99 Herculis

Observation data Epoch J2000 Equinox ICRS
- Constellation: Hercules
- Right ascension: 18^{h} 07^{m} 01.53971^{s}
- Declination: +30° 33′ 43.6896″
- Apparent magnitude (V): 5.066 (A: 5.10; B: 8.45)

Characteristics
- Spectral type: F7 V + K4 V
- U−B color index: –0.056
- B−V color index: +0.548

Astrometry
- Radial velocity (R_{v}): +1.7 km/s
- Proper motion (μ): RA: −100.32 mas/yr Dec.: +110.08 mas/yr
- Parallax (π): 63.93±0.34 mas
- Distance: 51.0 ± 0.3 ly (15.64 ± 0.08 pc)
- Absolute magnitude (M_{V}): 4.08

Orbit
- Period (P): 56.3±0.1 yr
- Semi-major axis (a): 1.06±0.02″
- Eccentricity (e): 0.766±0.004
- Inclination (i): 39±2°
- Longitude of the node (Ω): 41±2°
- Periastron epoch (T): 1997.62±0.05
- Argument of periastron (ω) (secondary): 116±2°

Details

99 Her A
- Mass: 1.14 M_{☉}
- Radius: 1.34 R_{☉}
- Luminosity: 1.90 L_{☉}
- Surface gravity (log g): 4.17 cgs
- Temperature: 5,908 K
- Metallicity [Fe/H]: –0.60 dex
- Rotational velocity (v sin i): 5 km/s
- Age: 9.37 Gyr

99 Her B
- Mass: 0.46 M_{☉}
- Radius: 0.67 R_{☉}
- Luminosity: 0.19 L_{☉}
- Temperature: 4,449 K
- Other designations: b Her, 99 Her, BD+30°3128, GJ 704, HD 165908, HIP 88745, HR 6775, SAO 66648

Database references
- SIMBAD: A

= 99 Herculis =

Star in the constellation Hercules

99 Herculis is the Flamsteed designation for a binary star system in the northern constellation of Hercules. It has the Bayer designation b Herculis, while 99 Herculis is the Flamsteed designation. This system has an apparent visual magnitude of 5.1, which, according to the Bortle scale, makes it faintly visible to the naked eye from suburban skies. Measurements made with the Hipparcos spacecraft show an annual parallax shift of 0.064″, corresponding to a physical distance of about 51.0 ly from the Sun. The system is moving further from the Earth with a heliocentric radial velocity of +1.7 km/s.

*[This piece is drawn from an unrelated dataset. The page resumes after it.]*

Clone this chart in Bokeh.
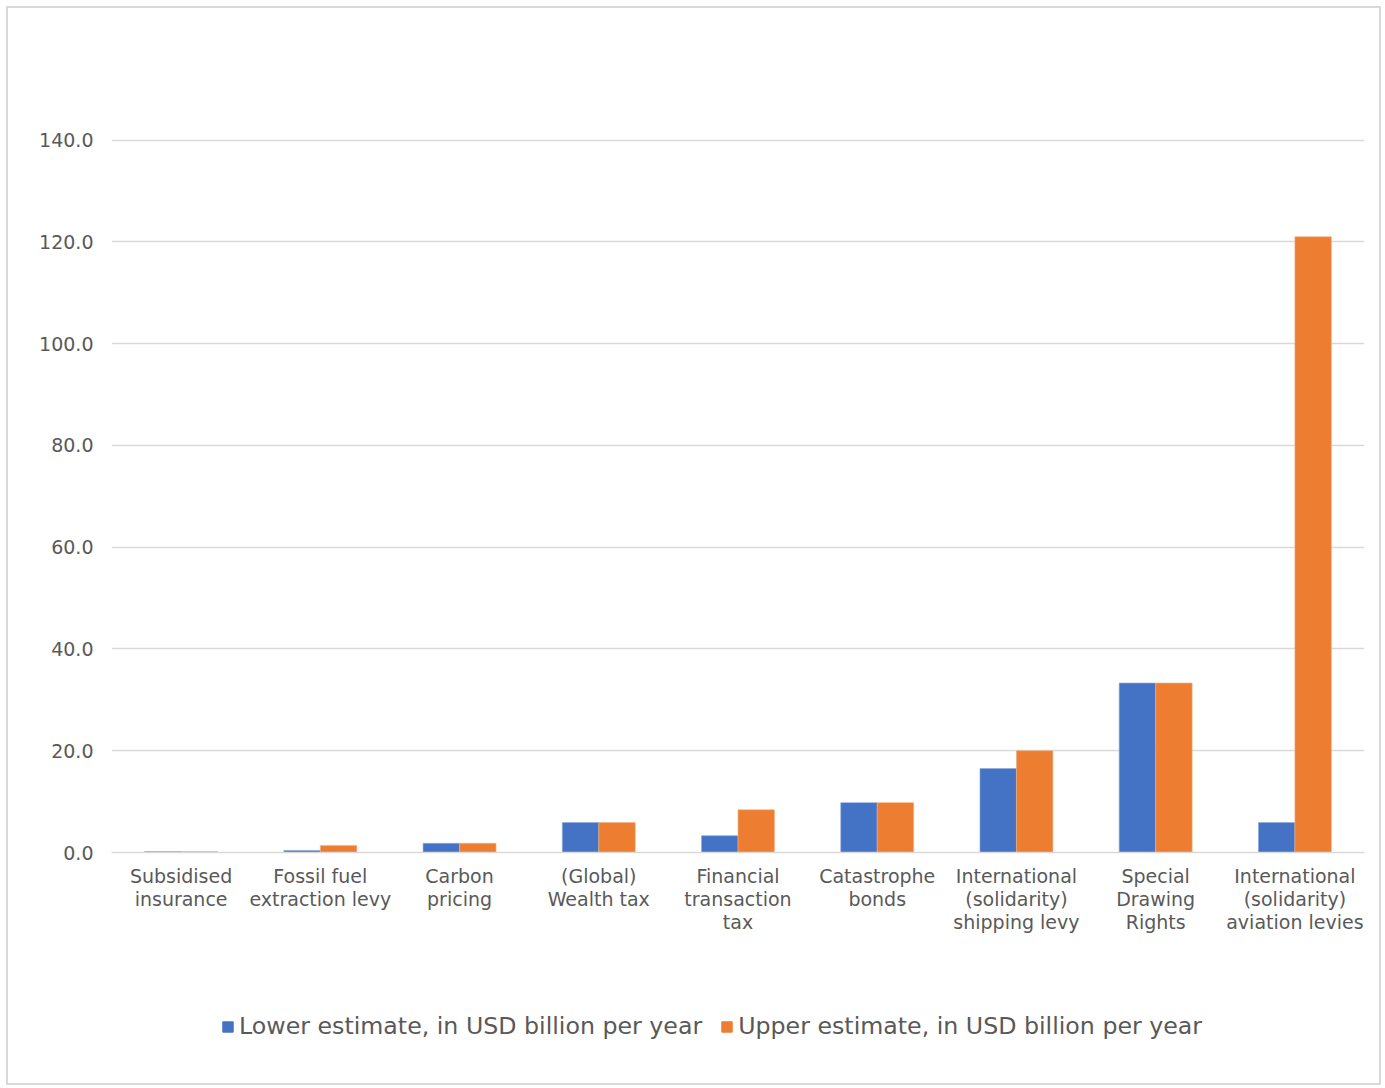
from bokeh.plotting import figure
from bokeh.layouts import column
from bokeh.models import ColumnDataSource, FactorRange, Legend, LegendItem, NumeralTickFormatter, FixedTicker
from bokeh.transform import dodge
from bokeh.embed import file_html
from bokeh.resources import INLINE

categories = ["Subsidised\ninsurance", "Fossil fuel\nextraction levy", "Carbon\npricing",
              "(Global)\nWealth tax", "Financial\ntransaction\ntax", "Catastrophe\nbonds",
              "International\n(solidarity)\nshipping levy", "Special\nDrawing\nRights",
              "International\n(solidarity)\naviation levies"]
lower = [0.2, 0.4, 1.8, 5.9, 3.3, 9.8, 16.5, 33.3, 5.9]
upper = [0.2, 1.4, 1.8, 5.9, 8.4, 9.8, 20.0, 33.3, 121.0]
y_ticks = [0, 20, 40, 60, 80, 100, 120, 140]
series_names = ["Lower estimate, in USD billion per year", "Upper estimate, in USD billion per year"]
colors = ["#4472C4", "#ED7D31"]
edge_colors = ["#8faadc", "#f4b183"]

src = ColumnDataSource(dict(cat=categories, lower=lower, upper=upper))

p = figure(x_range=FactorRange(*categories), y_range=(0, 140.3), width=1371, height=975,
           output_backend="svg", toolbar_location=None,
           min_border_left=103, min_border_right=15, min_border_top=130, min_border_bottom=131)

bw = 0.262
r1 = p.vbar(x=dodge("cat", -bw / 2, range=p.x_range), top="lower", width=bw, source=src,
            fill_color=colors[0], line_color=edge_colors[0], line_width=0.6)
r2 = p.vbar(x=dodge("cat", bw / 2, range=p.x_range), top="upper", width=bw, source=src,
            fill_color=colors[1], line_color=edge_colors[1], line_width=0.6)

p.outline_line_color = None
p.background_fill_color = "white"
p.border_fill_color = "white"
p.x_range.range_padding = 0
p.x_range.factor_padding = 0

p.yaxis.ticker = FixedTicker(ticks=y_ticks)
p.yaxis.formatter = NumeralTickFormatter(format="0.0")
p.yaxis.axis_line_color = None
p.yaxis.major_tick_line_color = None
p.yaxis.minor_tick_line_color = None
p.yaxis.major_label_text_font = "DejaVu Sans"
p.yaxis.major_label_text_font_size = "19px"
p.yaxis.major_label_text_color = "#595959"
p.yaxis.major_label_standoff = 12

p.xaxis.axis_line_color = "#d9d9d9"
p.xaxis.axis_line_width = 1.5
p.xaxis.major_tick_line_color = None
p.xaxis.minor_tick_line_color = None
p.xaxis.major_label_text_font = "DejaVu Sans"
p.xaxis.major_label_text_font_size = "19px"
p.xaxis.major_label_text_color = "#595959"
p.xaxis.major_label_text_line_height = 1.05
p.xaxis.major_label_standoff = 6

p.xgrid.grid_line_color = None
p.ygrid.grid_line_color = "#d9d9d9"
p.ygrid.grid_line_width = 1.5

# legend figure (dummy glyphs kept far outside the visible range)
p2 = figure(x_range=(0, 1), y_range=(0, 1), width=1371, height=100,
            output_backend="svg", toolbar_location=None,
            min_border=0, min_border_left=0, min_border_right=0, min_border_top=0, min_border_bottom=0)
p2.axis.visible = False
p2.grid.visible = False
p2.outline_line_color = None
p2.border_fill_color = "white"
dummy = ColumnDataSource(dict(x=[-100], top=[-100], bottom=[-200]))
d1 = p2.vbar(x="x", top="top", bottom="bottom", width=0.1, source=dummy,
             fill_color=colors[0], line_color=colors[0])
d2 = p2.vbar(x="x", top="top", bottom="bottom", width=0.1, source=dummy,
             fill_color=colors[1], line_color=colors[1])

legend = Legend(items=[LegendItem(label=series_names[0], renderers=[d1]),
                       LegendItem(label=series_names[1], renderers=[d2])],
                orientation="horizontal", location=(110, 43),
                label_text_font="DejaVu Sans", label_text_font_size="23.7px",
                label_text_color="#595959", glyph_width=13, glyph_height=13,
                spacing=18, label_standoff=5, border_line_color=None,
                padding=0, margin=0, background_fill_alpha=0)
p2.add_layout(legend, "center")

layout = column(p, p2, spacing=0)
layout.styles = {"border": "2px solid #d9d9d9", "margin-left": "6px", "margin-top": "6px"}

open("out.html", "w").write(file_html(layout, INLINE))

The binary nature of this star system was first discovered in 1859 by English astronomer W. R. Dawes. The two stellar components orbit around their common center of mass, or barycenter, with a period of 56.3 years and an eccentricity of 0.766. The semi-major axis of their orbit spans an angle of 1.06 arcseconds, which corresponds to a physical dimension of 16.5 AU. The plane of their orbit is inclined by an angle of about 39° to the line-of-sight from the Earth. Reports of a third component of this system now appear doubtful.

== System ==
The primary component, 99 Herculis A, is an F-type main sequence star with a stellar classification of F7 V. It is 13% more mass than the Sun and nearly double the luminosity, but has an estimated 34% greater radius. The effective temperature of the star's outer atmosphere is ±5,908 K, giving it a white-hued glow. This is a metal-poor star, showing overall abundances of elements—other than hydrogen or helium—equal to 60% of those in the Sun.

The secondary component, 99 Herculis B, is fainter by 3.35 magnitudes compared to the primary. It is a K-type main sequence star with a classification of K4 V. With 46% of the mass of the Sun, it is 67% of the radius of the Sun but shines with just 19% of the Sun's luminosity.

=== Debris disk ===
Images from the Herschel Space Observatory show that a narrow disk of dusty debris is orbiting the barycenter at an average radius of 120 AU. Oddly, the disk appears to be misaligned with the orbital plane of the binary system and is instead aligned with the poles. This may be the result of an interaction within another star system some time in the past. Most of the disk emission appears to be caused by icy objects having a diameter of 10 cm or less, with a net mass of about ten times the mass of the Earth.

It is hypothesized that the debris disk is being sculpted by several (likely two) polar circumbinary planets due to the disk being truncated in some regions. Simulations of this system that only have a single planet are insufficient to explain the morphology of the disk as that planet only truncates one edge of the disk leaving the other edge extended. Simulation that have two planets successfully model what is seen in the debris disk of 99 Herculis as they can carve out the disk on both edges leaving a narrow debris disk.